The jobs of 16 state workers’ compensation system employees were eliminated Wednesday as Oklahoma continues the transition from a court-based workers’ compensation system to an administrative system.
Wednesday’s job cuts dropped the number of state workers’ compensation system employees from 75 employees to 59, said Rick Farmer, executive director of the Oklahoma Workers’ Compensation Commission.
All of the affected employees were offered voluntary buyouts and some are still considering the offer, Farmer said.
Gov. Mary Fallin said system changes were needed to to improve efficiency and make the state more business-friendly.
“For decades, Oklahoma has had one of the most expensive and inefficient workers’ compensation systems in the country,” Fallin said in a news release. “Our new system is more efficient, less costly and will ultimately help to create jobs by reducing costs that have been hurting small businesses in Oklahoma for years.”
Fallin described the old court-based system as “a constant obstacle for businesses looking to expand operations or create more jobs.” She said the State Chamber of Oklahoma has estimated recent workers’ compensation changes will save Oklahoma businesses $263 million a year.
Converting from a court-based workers’ compensation system to an administrative system involves a complex transition.
A Court of Existing Claims was formed to allow judges to continue to handle cases involving injuries that occurred prior to Feb. 1 Meanwhile, a Workers’ Compensation Commission was created to administratively handle new claims involving on-the-job injuries that occur on or after that date.
During Wednesday’s reorganization, 31 employees, including six judges, were assigned to the Court of Existing Claims, while 28 employees were assigned to the administrative Workers’ Compensation Commission, Farmer said.
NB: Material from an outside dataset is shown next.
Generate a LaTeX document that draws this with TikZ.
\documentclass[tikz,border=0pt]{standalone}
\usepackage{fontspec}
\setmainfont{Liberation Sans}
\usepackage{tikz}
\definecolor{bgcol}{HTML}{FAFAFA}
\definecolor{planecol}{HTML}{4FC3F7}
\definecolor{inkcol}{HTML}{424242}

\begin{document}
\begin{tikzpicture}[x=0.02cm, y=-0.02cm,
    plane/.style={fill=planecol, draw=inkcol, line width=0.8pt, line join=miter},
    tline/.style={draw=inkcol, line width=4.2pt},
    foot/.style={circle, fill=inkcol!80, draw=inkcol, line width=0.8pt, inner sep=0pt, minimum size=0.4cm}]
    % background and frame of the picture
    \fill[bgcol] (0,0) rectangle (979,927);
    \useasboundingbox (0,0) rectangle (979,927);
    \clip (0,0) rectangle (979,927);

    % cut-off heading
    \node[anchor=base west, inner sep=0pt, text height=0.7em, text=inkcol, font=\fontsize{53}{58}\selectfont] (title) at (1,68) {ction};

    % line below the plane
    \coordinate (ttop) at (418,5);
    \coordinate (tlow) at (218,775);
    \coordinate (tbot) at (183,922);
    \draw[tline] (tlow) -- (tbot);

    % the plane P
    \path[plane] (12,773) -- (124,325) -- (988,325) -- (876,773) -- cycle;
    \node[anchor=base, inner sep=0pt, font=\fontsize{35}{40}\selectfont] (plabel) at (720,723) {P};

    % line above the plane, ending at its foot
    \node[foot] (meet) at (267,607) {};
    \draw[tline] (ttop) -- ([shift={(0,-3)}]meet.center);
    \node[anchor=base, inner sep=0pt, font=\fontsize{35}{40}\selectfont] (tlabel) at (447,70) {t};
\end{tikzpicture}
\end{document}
The old Workers’ Compensation Court had 10 judges.
The number of employees dedicated to the Court of Existing Claims is expected to gradually be reduced as its caseload dwindles, with the court scheduled for elimination in 2020.
Reports of friction between workers’ compensation employees have surfaced during the transition.
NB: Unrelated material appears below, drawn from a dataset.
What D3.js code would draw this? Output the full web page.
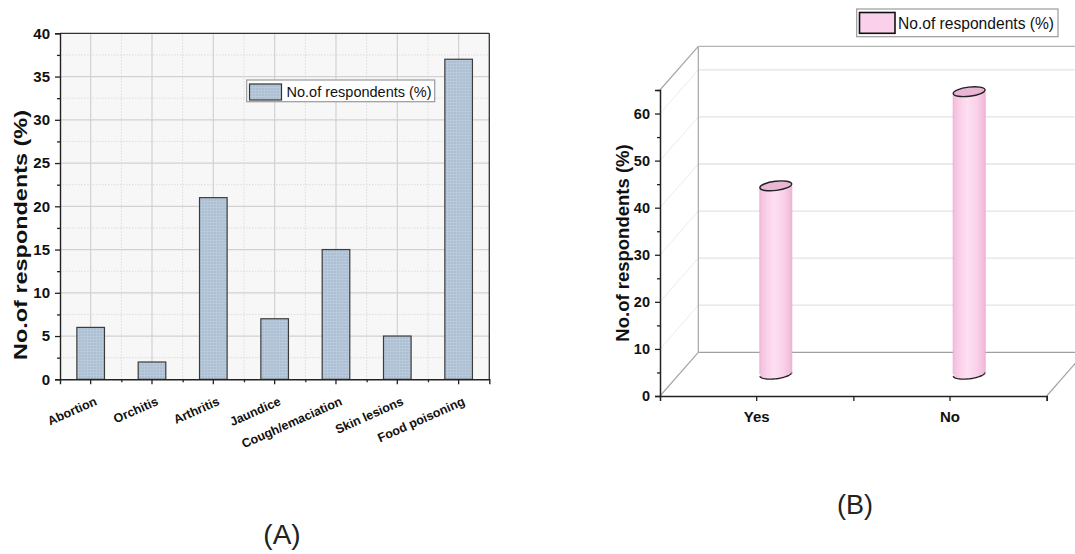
<!DOCTYPE html>
<html>
<head>
<meta charset="utf-8">
<script src="https://cdn.jsdelivr.net/npm/d3@7"></script>
<style>
  html, body { margin: 0; padding: 0; background: #fff; }
  svg { display: block; }
  text { font-family: "Liberation Sans", Arial, sans-serif; }
</style>
</head>
<body>
<svg id="chart" width="1075" height="554"></svg>
<script>
// ---------- data ----------
const categoriesA = ["Abortion", "Orchitis", "Arthritis", "Jaundice", "Cough/emaciation", "Skin lesions", "Food poisoning"];
const valuesA = [6, 2, 21, 7, 15, 5, 37];
const yTicksA = [0, 5, 10, 15, 20, 25, 30, 35, 40];

const categoriesB = ["Yes", "No"];
const valuesB = [40, 60];
const yTicksB = [0, 10, 20, 30, 40, 50, 60];

const seriesName = "No.of respondents (%)";
const axisTitle = "No.of respondents (%)";
const captions = ["(A)", "(B)"];

// ---------- setup ----------
const svg = d3.select("#chart");
const defs = svg.append("defs");

// texture pattern for panel A bars
const pat = defs.append("pattern").attr("id", "barTex")
  .attr("width", 3).attr("height", 3).attr("patternUnits", "userSpaceOnUse");
pat.append("rect").attr("width", 3).attr("height", 3).attr("fill", "#abbfd4");
pat.append("rect").attr("width", 3).attr("height", 1).attr("fill", "#bccbdb");
pat.append("rect").attr("width", 1).attr("height", 3).attr("fill", "#b9c9da");

// cylinder gradient for panel B
const grad = defs.append("linearGradient").attr("id", "cyl").attr("x1", "0").attr("x2", "1").attr("y1", "0").attr("y2", "0");
grad.append("stop").attr("offset", "0%").attr("stop-color", "#f3bddc");
grad.append("stop").attr("offset", "25%").attr("stop-color", "#fbd3eb");
grad.append("stop").attr("offset", "45%").attr("stop-color", "#fddff1");
grad.append("stop").attr("offset", "75%").attr("stop-color", "#fad0e9");
grad.append("stop").attr("offset", "100%").attr("stop-color", "#efb8d8");

// =================== PANEL A ===================
const A = { left: 60, right: 489.3, top: 33.3, bottom: 379.3 };
const xA = d3.scaleBand().domain(categoriesA).range([A.left, A.right]).paddingInner(0.55).paddingOuter(0.275);
const yA = d3.scaleLinear().domain([0, 40]).range([A.bottom, A.top]);
const gA = svg.append("g");

gA.append("rect").attr("x", A.left).attr("y", A.top).attr("width", A.right - A.left).attr("height", A.bottom - A.top)
  .attr("fill", "#f7f7f7");

// minor gridlines (dotted)
const minorY = d3.range(2.5, 40, 5);
gA.selectAll(".mgy").data(minorY).join("line")
  .attr("x1", A.left).attr("x2", A.right).attr("y1", d => yA(d)).attr("y2", d => yA(d))
  .attr("stroke", "#dcdcdc").attr("stroke-width", 1).attr("stroke-dasharray", "1.5,1.5");
const bounds = d3.range(1, categoriesA.length).map(i => A.left + xA.step() * i);
gA.selectAll(".mgx").data(bounds).join("line")
  .attr("x1", d => d).attr("x2", d => d).attr("y1", A.top).attr("y2", A.bottom)
  .attr("stroke", "#dcdcdc").attr("stroke-width", 1).attr("stroke-dasharray", "1.5,1.5");
// major gridlines
gA.selectAll(".gy").data(yTicksA.slice(1, -1)).join("line")
  .attr("x1", A.left).attr("x2", A.right).attr("y1", d => yA(d)).attr("y2", d => yA(d))
  .attr("stroke", "#d2d2d2").attr("stroke-width", 1.2);
gA.selectAll(".gx").data(categoriesA).join("line")
  .attr("x1", d => xA(d) + xA.bandwidth() / 2).attr("x2", d => xA(d) + xA.bandwidth() / 2)
  .attr("y1", A.top).attr("y2", A.bottom)
  .attr("stroke", "#d2d2d2").attr("stroke-width", 1.2);

// bars
gA.selectAll(".bar").data(categoriesA).join("rect")
  .attr("x", d => xA(d)).attr("width", xA.bandwidth())
  .attr("y", (d, i) => yA(valuesA[i])).attr("height", (d, i) => yA(0) - yA(valuesA[i]))
  .attr("fill", "url(#barTex)").attr("stroke", "#3c3c3c").attr("stroke-width", 1.2);

// frame top/right
gA.append("line").attr("x1", A.left).attr("x2", A.right).attr("y1", A.top).attr("y2", A.top).attr("stroke", "#333").attr("stroke-width", 1.3);
gA.append("line").attr("x1", A.right).attr("x2", A.right).attr("y1", A.top).attr("y2", A.bottom).attr("stroke", "#333").attr("stroke-width", 1.3);

// y axis A
const axA = gA.append("g").attr("transform", `translate(${A.left},0)`)
  .call(d3.axisLeft(yA).tickValues(yTicksA).tickSize(5).tickPadding(5));
const axAminor = gA.append("g").attr("transform", `translate(${A.left},0)`)
  .call(d3.axisLeft(yA).tickValues(minorY).tickSize(3).tickFormat(""));
// x axis A
const axAx = gA.append("g").attr("transform", `translate(0,${A.bottom})`)
  .call(d3.axisBottom(xA).tickSize(5).tickFormat(""));
const xMinorScale = d3.scaleLinear().domain([A.left, A.right]).range([A.left, A.right]);
const axAxMinor = gA.append("g").attr("transform", `translate(0,${A.bottom})`)
  .call(d3.axisBottom(xMinorScale).tickValues(bounds).tickSize(3).tickFormat(""));
[axA, axAminor, axAx, axAxMinor].forEach(g => {
  g.select(".domain").attr("stroke", "#222").attr("stroke-width", 1.4);
  g.selectAll(".tick line").attr("stroke", "#222").attr("stroke-width", 1.3);
});
axAminor.select(".domain").remove();
axAxMinor.select(".domain").remove();
axA.selectAll(".tick text").attr("font-size", 15).attr("font-weight", "bold").attr("fill", "#111")
  .attr("font-family", "Liberation Sans, Arial, sans-serif");

// x labels rotated
gA.selectAll(".xl").data(categoriesA).join("text")
  .attr("transform", d => `translate(${xA(d) + xA.bandwidth() / 2 + 7},${A.bottom + 25}) rotate(-24)`)
  .attr("text-anchor", "end").attr("font-size", 12.5).attr("font-weight", "bold").attr("fill", "#111")
  .text(d => d);

// y title A
gA.append("text").attr("transform", `translate(27,235) rotate(-90)`)
  .attr("text-anchor", "middle").attr("font-size", 18.5).attr("font-weight", "bold").attr("fill", "#111")
  .attr("textLength", 250).attr("lengthAdjust", "spacingAndGlyphs")
  .text(axisTitle);

// legend A
gA.append("rect").attr("x", 246.7).attr("y", 80).attr("width", 188).attr("height", 21.7)
  .attr("fill", "#fff").attr("stroke", "#9a9a9a").attr("stroke-width", 1.2);
gA.append("rect").attr("x", 249.5).attr("y", 84).attr("width", 32).attr("height", 16)
  .attr("fill", "url(#barTex)").attr("stroke", "#333").attr("stroke-width", 1.2);
gA.append("text").attr("x", 286.5).attr("y", 96.5).attr("font-size", 14.5).attr("fill", "#111").text(seriesName);

// =================== PANEL B ===================
const B = { left: 660, right: 1046.7, top: 90, bottom: 396 };
const dx = 38.3, dy = -43.7;
const xB = d3.scaleBand().domain(categoriesB).range([B.left, B.right]).padding(0);
const yB = d3.scaleLinear().domain([0, 65]).range([B.bottom, B.top]);
const gB = svg.append("g");

// back wall grid lines
gB.selectAll(".bg").data(yTicksB.slice(1)).join("line")
  .attr("x1", B.left + dx).attr("x2", B.right + dx).attr("y1", d => yB(d) + dy).attr("y2", d => yB(d) + dy)
  .attr("stroke", "#e3e3e3").attr("stroke-width", 1.3);
// left wall diagonal grid lines
gB.selectAll(".lg").data(yTicksB.slice(1)).join("line")
  .attr("x1", B.left).attr("x2", B.left + dx).attr("y1", d => yB(d)).attr("y2", d => yB(d) + dy)
  .attr("stroke", "#ececec").attr("stroke-width", 1);

// frame edges (gray)
const edge = (x1, y1, x2, y2, c = "#a5a5a5") => gB.append("line")
  .attr("x1", x1).attr("y1", y1).attr("x2", x2).attr("y2", y2).attr("stroke", c).attr("stroke-width", 1.2);
edge(B.left, yB(65), B.left + dx, yB(65) + dy);
edge(B.left + dx, yB(65) + dy, B.left + dx, yB(0) + dy);
edge(B.left + dx, yB(65) + dy, B.right + dx, yB(65) + dy, "#b5b5b5");
edge(B.left + dx, yB(0) + dy, B.right + dx, yB(0) + dy, "#a0a0a0");
edge(B.left, yB(0), B.left + dx, yB(0) + dy);
edge(B.right, yB(0), B.right + dx, yB(0) + dy);

// cylinders
const rx = 16, ry = 4.6, tilt = -7;
categoriesB.forEach((c, i) => {
  const cx = xB(c) + xB.bandwidth() / 2 + dx / 2;
  const yTop = yB(valuesB[i]) + dy / 2;
  const yBot = yB(0) + dy / 2;
  const g = gB.append("g");
  g.append("rect").attr("x", cx - rx).attr("y", yTop).attr("width", 2 * rx).attr("height", yBot - yTop)
    .attr("fill", "url(#cyl)");
  g.append("ellipse").attr("cx", cx).attr("cy", yBot).attr("rx", rx).attr("ry", ry)
    .attr("transform", `rotate(${tilt},${cx},${yBot})`).attr("fill", "url(#cyl)");
  const a0 = tilt * Math.PI / 180;
  const pt = (t, yc) => {
    const ex = rx * Math.cos(t), ey = ry * Math.sin(t);
    return [cx + ex * Math.cos(a0) - ey * Math.sin(a0), yc + ex * Math.sin(a0) + ey * Math.cos(a0)];
  };
  const arc = d3.range(0, 181, 6).map(d => pt(d * Math.PI / 180, yBot));
  g.append("path").attr("d", d3.line()(arc)).attr("fill", "none").attr("stroke", "#222").attr("stroke-width", 1.4);
  g.append("line").attr("x1", cx - rx).attr("x2", cx - rx).attr("y1", yTop).attr("y2", yBot).attr("stroke", "#e7aacd").attr("stroke-width", 0.8);
  g.append("line").attr("x1", cx + rx).attr("x2", cx + rx).attr("y1", yTop).attr("y2", yBot).attr("stroke", "#e7aacd").attr("stroke-width", 0.8);
  g.append("ellipse").attr("cx", cx).attr("cy", yTop).attr("rx", rx).attr("ry", ry)
    .attr("transform", `rotate(${tilt},${cx},${yTop})`)
    .attr("fill", "#e9b7d4").attr("stroke", "#222").attr("stroke-width", 1.4);
});

// axes B
const axBy = gB.append("g").attr("transform", `translate(${B.left},0)`)
  .call(d3.axisLeft(yB).tickValues(yTicksB).tickSize(5).tickPadding(5));
const axByMinor = gB.append("g").attr("transform", `translate(${B.left},0)`)
  .call(d3.axisLeft(yB).tickValues(d3.range(5, 66, 10)).tickSize(3).tickFormat(""));
const axBx = gB.append("g").attr("transform", `translate(0,${B.bottom})`)
  .call(d3.axisBottom(xB).tickSize(5).tickPadding(10));
const xMinorB = d3.scaleLinear().domain([B.left, B.right]).range([B.left, B.right]);
const axBxMinor = gB.append("g").attr("transform", `translate(0,${B.bottom})`)
  .call(d3.axisBottom(xMinorB).tickValues([B.left + xB.step(), B.right]).tickSize(5).tickFormat(""));
[axBy, axByMinor, axBx, axBxMinor].forEach(g => {
  g.select(".domain").attr("stroke", "#222").attr("stroke-width", 1.5);
  g.selectAll(".tick line").attr("stroke", "#222").attr("stroke-width", 1.3);
});
axByMinor.select(".domain").remove();
axBxMinor.select(".domain").remove();
axBy.selectAll(".tick text").attr("font-size", 14.5).attr("font-weight", "bold").attr("fill", "#111")
  .attr("font-family", "Liberation Sans, Arial, sans-serif");
axBx.selectAll(".tick text").attr("font-size", 15).attr("font-weight", "bold").attr("fill", "#111")
  .attr("font-family", "Liberation Sans, Arial, sans-serif");

// y title B
gB.append("text").attr("transform", `translate(629,243) rotate(-90)`)
  .attr("text-anchor", "middle").attr("font-size", 18.5).attr("font-weight", "bold").attr("fill", "#111")
  .text(axisTitle);

// legend B
gB.append("rect").attr("x", 856.7).attr("y", 9).attr("width", 201.3).attr("height", 27.7)
  .attr("fill", "#fff").attr("stroke", "#9a9a9a").attr("stroke-width", 1.2);
gB.append("rect").attr("x", 859.5).attr("y", 12.5).attr("width", 35.5).attr("height", 20.8)
  .attr("fill", "#fbd0ea").attr("stroke", "#111").attr("stroke-width", 1.6);
gB.append("text").attr("x", 898).attr("y", 29).attr("font-size", 15.6).attr("fill", "#111").text(seriesName);

// captions
svg.append("text").attr("x", 282).attr("y", 544).attr("text-anchor", "middle")
  .attr("font-family", "Noto Sans, Open Sans, sans-serif").attr("font-size", 28).attr("fill", "#222").text(captions[0]);
svg.append("text").attr("x", 855).attr("y", 514).attr("text-anchor", "middle")
  .attr("font-family", "Noto Sans, Open Sans, sans-serif").attr("font-size", 27).attr("fill", "#222").text(captions[1]);
</script>
</body>
</html>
Sources told The Oklahoman that employees of the Workers’ Compensation Commission took all the copy paper at one point, leaving the Court of Existing Claims unable to process court orders until an attorney donated three reams of paper and a roll of stamps.
Farmer said all employees have been told to cooperate.
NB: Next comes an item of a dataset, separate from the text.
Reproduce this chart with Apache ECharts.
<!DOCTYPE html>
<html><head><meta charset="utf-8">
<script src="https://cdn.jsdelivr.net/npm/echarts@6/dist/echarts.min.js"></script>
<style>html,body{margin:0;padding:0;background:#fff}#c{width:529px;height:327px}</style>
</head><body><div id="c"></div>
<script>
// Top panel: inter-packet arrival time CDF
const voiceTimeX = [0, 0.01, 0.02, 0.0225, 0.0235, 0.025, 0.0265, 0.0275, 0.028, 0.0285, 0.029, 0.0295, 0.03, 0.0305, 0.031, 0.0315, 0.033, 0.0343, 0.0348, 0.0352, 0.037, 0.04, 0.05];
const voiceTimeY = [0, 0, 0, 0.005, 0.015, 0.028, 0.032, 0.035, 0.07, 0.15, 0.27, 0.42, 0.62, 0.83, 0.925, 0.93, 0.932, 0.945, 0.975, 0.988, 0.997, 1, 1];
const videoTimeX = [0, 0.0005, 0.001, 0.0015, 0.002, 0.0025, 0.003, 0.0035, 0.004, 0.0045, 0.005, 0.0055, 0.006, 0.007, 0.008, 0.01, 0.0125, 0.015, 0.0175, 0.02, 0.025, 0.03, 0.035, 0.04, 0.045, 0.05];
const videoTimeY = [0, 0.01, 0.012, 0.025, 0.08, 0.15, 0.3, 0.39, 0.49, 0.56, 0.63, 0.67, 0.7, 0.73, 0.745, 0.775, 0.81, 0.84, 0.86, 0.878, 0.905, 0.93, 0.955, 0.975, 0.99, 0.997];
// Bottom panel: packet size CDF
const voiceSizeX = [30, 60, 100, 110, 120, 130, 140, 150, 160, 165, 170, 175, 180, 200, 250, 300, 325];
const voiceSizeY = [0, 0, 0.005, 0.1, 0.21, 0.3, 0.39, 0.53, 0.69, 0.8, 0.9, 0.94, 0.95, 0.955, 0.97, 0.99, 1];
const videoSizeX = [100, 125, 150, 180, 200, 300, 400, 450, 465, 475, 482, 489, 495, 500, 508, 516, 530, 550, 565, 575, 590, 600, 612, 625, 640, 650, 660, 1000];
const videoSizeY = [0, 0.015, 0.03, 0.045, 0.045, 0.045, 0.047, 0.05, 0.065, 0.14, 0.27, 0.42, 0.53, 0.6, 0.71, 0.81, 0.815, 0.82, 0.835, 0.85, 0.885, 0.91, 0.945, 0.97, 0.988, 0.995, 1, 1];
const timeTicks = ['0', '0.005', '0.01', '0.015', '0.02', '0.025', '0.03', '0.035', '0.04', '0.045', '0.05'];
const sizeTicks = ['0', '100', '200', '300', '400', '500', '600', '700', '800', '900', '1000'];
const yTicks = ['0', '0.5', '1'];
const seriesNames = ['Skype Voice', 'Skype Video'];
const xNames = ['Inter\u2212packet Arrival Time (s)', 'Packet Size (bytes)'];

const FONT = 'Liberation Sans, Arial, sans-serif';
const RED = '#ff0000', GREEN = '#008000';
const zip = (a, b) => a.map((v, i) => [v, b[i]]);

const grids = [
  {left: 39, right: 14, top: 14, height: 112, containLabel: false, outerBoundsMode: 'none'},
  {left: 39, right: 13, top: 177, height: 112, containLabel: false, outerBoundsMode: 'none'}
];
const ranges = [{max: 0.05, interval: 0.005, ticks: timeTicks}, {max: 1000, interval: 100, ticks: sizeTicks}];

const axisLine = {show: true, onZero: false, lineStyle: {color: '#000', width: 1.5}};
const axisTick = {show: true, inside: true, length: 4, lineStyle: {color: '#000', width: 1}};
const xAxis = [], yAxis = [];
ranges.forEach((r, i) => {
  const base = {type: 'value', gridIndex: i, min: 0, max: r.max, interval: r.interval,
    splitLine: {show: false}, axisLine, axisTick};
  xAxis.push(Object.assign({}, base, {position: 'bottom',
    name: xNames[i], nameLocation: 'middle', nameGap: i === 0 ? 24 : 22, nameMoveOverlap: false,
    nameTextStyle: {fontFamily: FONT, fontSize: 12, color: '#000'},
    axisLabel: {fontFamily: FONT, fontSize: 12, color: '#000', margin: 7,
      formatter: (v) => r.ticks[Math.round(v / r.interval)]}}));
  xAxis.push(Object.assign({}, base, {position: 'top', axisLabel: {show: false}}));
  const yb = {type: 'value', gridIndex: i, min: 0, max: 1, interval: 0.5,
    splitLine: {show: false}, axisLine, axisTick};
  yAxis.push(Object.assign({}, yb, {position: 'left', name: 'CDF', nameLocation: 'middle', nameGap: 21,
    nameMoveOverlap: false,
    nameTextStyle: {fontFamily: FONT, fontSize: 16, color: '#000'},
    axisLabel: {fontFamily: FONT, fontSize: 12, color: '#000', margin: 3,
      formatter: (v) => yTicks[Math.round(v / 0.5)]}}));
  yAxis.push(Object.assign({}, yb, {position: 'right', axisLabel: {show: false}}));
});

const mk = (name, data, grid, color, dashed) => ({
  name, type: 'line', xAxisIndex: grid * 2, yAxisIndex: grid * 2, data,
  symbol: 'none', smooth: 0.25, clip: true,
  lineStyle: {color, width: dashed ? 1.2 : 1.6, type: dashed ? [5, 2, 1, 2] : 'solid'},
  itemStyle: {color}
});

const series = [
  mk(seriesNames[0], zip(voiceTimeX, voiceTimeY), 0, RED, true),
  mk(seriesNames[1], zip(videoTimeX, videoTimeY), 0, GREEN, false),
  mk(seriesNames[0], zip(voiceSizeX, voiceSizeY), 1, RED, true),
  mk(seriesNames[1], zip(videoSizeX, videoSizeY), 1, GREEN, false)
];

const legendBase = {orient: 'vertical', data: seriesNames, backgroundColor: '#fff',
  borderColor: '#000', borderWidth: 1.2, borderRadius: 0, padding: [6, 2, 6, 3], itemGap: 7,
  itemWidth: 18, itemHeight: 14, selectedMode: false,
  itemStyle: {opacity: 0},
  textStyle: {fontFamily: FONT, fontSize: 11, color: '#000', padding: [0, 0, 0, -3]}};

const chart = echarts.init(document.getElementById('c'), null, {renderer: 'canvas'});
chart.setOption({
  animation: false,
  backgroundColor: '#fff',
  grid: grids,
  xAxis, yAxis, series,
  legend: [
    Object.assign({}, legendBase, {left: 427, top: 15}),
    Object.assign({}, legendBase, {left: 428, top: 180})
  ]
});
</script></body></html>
“This year's legislative budget gave the Workers’ Compensation Commission and the Court of Existing Claims separate budget lines,” Farmer said. “The WCC and the CEC are in the process of dividing the space and the personnel. In that process, copiers, paper, other equipment and supplies were moved. The CEC always had access to copy paper, postage, copiers and anything else they needed. The standing order was that we are all one team and we work together. As of today, the standing order is that we continue to cooperate and support each other.”
Changes in the state’s workers’ compensation system were mandated by Senate Bill 1062, signed into law in 2013. Backers of the changes say the new administrative system is designed to be less contentious and will reduce legal red tape. In the long run, they say money can be saved by resolving more cases through mediation rather than prolonged trials, using electronic recordings at hearings rather than court reporters and electronically filing documents.
“When our workers are injured, we want them to be fairly compensated and cared for so they can get healthy and back to work as quickly as possible,” Fallin said. “The new administrative system will be less contentious, less costly and better for both workers and employers.”